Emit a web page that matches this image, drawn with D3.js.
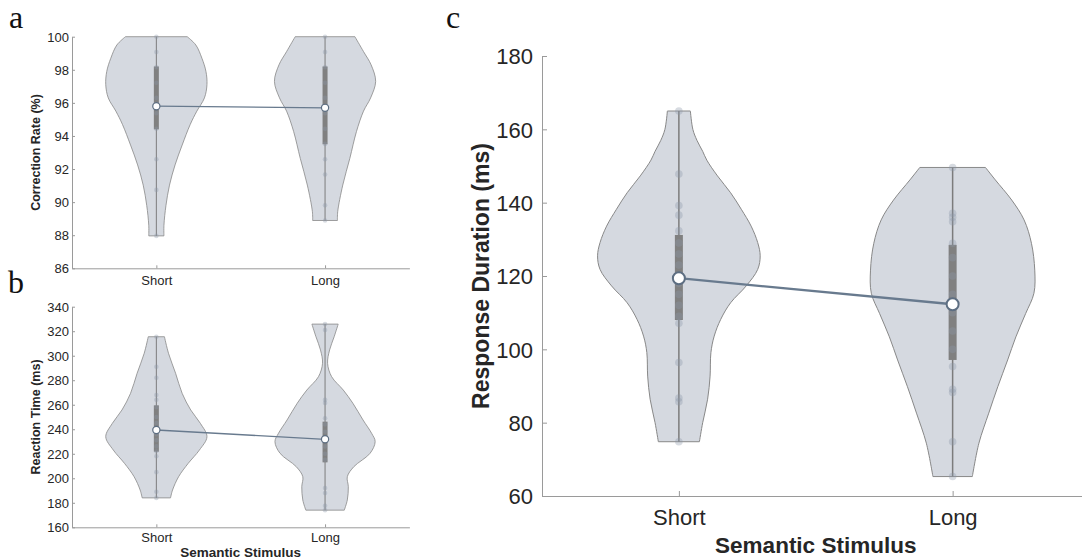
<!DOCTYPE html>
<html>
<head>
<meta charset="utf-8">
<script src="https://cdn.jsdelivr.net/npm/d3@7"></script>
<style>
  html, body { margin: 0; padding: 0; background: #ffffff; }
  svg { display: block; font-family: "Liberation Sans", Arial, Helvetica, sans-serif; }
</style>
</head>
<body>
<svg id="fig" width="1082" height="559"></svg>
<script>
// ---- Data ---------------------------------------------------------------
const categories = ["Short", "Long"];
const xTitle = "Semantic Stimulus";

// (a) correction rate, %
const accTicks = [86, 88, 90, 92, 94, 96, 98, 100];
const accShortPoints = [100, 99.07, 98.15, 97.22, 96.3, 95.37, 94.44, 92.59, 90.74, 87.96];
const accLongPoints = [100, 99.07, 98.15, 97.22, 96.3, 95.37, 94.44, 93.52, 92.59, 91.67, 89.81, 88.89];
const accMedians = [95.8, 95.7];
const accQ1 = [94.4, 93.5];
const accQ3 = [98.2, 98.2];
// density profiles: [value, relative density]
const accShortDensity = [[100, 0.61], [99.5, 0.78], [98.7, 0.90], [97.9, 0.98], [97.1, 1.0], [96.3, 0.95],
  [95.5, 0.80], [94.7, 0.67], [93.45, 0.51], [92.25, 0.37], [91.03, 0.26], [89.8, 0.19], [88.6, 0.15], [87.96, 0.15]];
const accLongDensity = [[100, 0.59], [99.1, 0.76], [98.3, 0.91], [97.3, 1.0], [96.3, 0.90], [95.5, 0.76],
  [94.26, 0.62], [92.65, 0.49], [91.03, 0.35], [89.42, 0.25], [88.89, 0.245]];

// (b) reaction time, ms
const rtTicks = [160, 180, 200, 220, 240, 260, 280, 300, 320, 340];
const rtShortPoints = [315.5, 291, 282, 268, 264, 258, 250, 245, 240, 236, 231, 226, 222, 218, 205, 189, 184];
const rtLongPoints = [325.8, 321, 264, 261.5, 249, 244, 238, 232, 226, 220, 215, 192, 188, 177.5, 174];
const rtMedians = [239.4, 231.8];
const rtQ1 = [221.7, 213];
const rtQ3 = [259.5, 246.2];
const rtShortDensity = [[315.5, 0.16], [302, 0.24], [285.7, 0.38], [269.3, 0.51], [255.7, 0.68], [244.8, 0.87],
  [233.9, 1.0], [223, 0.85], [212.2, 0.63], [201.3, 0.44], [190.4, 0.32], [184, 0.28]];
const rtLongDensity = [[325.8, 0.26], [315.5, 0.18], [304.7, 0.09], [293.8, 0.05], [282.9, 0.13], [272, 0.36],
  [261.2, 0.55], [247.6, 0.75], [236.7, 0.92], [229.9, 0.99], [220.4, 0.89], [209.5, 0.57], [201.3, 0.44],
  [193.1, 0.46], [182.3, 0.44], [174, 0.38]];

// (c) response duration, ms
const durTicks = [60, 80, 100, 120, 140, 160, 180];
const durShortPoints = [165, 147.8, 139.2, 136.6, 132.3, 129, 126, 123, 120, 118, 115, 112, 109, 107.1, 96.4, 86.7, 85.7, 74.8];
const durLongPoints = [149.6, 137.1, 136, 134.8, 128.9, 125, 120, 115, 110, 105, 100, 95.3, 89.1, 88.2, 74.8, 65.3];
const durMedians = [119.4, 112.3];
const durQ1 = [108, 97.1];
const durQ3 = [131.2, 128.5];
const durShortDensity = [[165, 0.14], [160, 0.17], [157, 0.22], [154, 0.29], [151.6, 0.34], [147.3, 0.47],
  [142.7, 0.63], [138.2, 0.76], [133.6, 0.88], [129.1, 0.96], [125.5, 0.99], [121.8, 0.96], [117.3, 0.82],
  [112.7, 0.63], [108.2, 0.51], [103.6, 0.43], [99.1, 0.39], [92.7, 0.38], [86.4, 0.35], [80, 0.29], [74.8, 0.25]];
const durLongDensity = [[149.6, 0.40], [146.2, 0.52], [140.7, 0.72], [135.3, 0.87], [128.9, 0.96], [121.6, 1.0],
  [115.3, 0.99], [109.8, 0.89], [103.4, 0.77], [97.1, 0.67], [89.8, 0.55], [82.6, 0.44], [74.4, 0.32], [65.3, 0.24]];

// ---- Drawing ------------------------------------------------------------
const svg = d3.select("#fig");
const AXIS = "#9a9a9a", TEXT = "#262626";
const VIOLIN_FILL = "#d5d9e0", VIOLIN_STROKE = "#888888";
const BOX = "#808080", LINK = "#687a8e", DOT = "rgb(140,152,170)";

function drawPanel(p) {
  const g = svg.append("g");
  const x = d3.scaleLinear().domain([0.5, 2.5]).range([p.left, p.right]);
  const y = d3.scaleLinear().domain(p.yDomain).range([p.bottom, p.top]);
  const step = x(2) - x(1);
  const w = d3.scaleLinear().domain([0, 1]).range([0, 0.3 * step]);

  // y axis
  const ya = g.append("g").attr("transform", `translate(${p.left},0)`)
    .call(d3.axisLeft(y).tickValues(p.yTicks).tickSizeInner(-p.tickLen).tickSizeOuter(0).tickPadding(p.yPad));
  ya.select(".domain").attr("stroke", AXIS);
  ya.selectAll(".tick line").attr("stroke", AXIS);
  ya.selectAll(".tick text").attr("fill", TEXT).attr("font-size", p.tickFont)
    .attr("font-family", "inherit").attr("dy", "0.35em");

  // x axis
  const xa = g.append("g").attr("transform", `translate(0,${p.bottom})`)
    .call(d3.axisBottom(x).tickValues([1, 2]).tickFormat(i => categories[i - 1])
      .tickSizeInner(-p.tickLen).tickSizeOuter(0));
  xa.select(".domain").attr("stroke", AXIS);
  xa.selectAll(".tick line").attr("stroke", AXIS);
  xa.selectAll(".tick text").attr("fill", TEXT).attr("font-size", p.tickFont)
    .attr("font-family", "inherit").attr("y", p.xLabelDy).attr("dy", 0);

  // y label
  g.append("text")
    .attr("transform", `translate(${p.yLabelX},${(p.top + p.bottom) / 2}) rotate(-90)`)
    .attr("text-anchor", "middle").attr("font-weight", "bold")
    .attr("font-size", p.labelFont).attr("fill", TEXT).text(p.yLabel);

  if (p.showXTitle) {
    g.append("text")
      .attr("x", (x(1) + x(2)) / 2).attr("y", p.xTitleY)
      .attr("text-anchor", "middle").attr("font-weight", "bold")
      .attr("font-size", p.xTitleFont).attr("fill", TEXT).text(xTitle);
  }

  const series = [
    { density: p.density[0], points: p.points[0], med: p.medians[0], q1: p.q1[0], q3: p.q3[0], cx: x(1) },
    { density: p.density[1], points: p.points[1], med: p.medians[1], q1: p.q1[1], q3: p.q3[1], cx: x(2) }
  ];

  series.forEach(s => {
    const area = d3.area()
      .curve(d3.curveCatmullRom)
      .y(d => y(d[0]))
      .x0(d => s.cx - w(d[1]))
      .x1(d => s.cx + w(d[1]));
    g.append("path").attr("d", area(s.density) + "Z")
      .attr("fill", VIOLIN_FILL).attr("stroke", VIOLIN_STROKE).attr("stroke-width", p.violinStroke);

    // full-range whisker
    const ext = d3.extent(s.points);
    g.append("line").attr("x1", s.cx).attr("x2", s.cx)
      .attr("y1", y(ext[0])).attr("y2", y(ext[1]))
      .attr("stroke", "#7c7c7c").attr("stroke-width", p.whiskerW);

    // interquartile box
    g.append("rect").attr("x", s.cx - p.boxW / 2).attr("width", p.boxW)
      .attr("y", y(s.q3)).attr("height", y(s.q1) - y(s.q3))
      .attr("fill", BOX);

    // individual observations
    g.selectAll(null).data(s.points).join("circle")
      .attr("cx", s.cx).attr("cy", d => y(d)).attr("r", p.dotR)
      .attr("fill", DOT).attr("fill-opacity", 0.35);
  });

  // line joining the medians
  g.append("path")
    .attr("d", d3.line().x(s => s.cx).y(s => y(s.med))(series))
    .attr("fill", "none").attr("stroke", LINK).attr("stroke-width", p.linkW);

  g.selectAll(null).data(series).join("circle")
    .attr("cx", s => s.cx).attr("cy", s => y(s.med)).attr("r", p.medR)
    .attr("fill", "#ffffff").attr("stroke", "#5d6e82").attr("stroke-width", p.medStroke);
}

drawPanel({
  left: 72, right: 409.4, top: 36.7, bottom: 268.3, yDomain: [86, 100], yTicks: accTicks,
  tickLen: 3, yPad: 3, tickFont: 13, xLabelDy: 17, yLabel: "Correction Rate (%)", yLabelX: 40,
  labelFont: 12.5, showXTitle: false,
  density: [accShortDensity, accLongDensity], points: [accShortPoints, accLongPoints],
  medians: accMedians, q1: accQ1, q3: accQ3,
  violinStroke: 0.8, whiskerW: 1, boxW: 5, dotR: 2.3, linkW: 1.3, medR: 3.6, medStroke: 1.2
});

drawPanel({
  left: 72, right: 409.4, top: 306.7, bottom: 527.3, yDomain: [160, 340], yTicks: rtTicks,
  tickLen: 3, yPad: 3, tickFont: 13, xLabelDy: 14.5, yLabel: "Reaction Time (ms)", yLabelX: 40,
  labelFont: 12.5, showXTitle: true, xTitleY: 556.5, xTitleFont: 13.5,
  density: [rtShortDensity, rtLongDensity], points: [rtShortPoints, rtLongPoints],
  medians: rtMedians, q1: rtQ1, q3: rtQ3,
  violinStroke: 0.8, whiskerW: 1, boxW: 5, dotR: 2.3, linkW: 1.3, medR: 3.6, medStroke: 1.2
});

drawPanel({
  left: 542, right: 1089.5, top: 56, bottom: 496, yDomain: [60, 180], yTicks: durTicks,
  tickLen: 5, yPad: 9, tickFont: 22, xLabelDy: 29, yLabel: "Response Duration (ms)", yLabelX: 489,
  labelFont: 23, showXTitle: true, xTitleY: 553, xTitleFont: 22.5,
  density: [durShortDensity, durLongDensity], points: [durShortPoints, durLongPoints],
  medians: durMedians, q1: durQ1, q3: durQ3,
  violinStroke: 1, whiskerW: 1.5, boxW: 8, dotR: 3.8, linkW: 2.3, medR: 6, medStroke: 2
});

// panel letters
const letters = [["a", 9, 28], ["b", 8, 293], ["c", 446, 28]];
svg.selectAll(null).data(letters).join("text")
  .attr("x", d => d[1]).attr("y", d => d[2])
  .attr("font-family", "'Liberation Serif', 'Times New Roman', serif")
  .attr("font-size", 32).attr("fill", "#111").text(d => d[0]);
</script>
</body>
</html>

————————

Please repeat exactly the data above from its first line to the line that contains "0.25], [88.89, 0.245]];", inclusive, and leave every picture out.

Emit a web page that matches this image, drawn with D3.js.
<!DOCTYPE html>
<html>
<head>
<meta charset="utf-8">
<script src="https://cdn.jsdelivr.net/npm/d3@7"></script>
<style>
  html, body { margin: 0; padding: 0; background: #ffffff; }
  svg { display: block; font-family: "Liberation Sans", Arial, Helvetica, sans-serif; }
</style>
</head>
<body>
<svg id="fig" width="1082" height="559"></svg>
<script>
// ---- Data ---------------------------------------------------------------
const categories = ["Short", "Long"];
const xTitle = "Semantic Stimulus";

// (a) correction rate, %
const accTicks = [86, 88, 90, 92, 94, 96, 98, 100];
const accShortPoints = [100, 99.07, 98.15, 97.22, 96.3, 95.37, 94.44, 92.59, 90.74, 87.96];
const accLongPoints = [100, 99.07, 98.15, 97.22, 96.3, 95.37, 94.44, 93.52, 92.59, 91.67, 89.81, 88.89];
const accMedians = [95.8, 95.7];
const accQ1 = [94.4, 93.5];
const accQ3 = [98.2, 98.2];
// density profiles: [value, relative density]
const accShortDensity = [[100, 0.61], [99.5, 0.78], [98.7, 0.90], [97.9, 0.98], [97.1, 1.0], [96.3, 0.95],
  [95.5, 0.80], [94.7, 0.67], [93.45, 0.51], [92.25, 0.37], [91.03, 0.26], [89.8, 0.19], [88.6, 0.15], [87.96, 0.15]];
const accLongDensity = [[100, 0.59], [99.1, 0.76], [98.3, 0.91], [97.3, 1.0], [96.3, 0.90], [95.5, 0.76],
  [94.26, 0.62], [92.65, 0.49], [91.03, 0.35], [89.42, 0.25], [88.89, 0.245]];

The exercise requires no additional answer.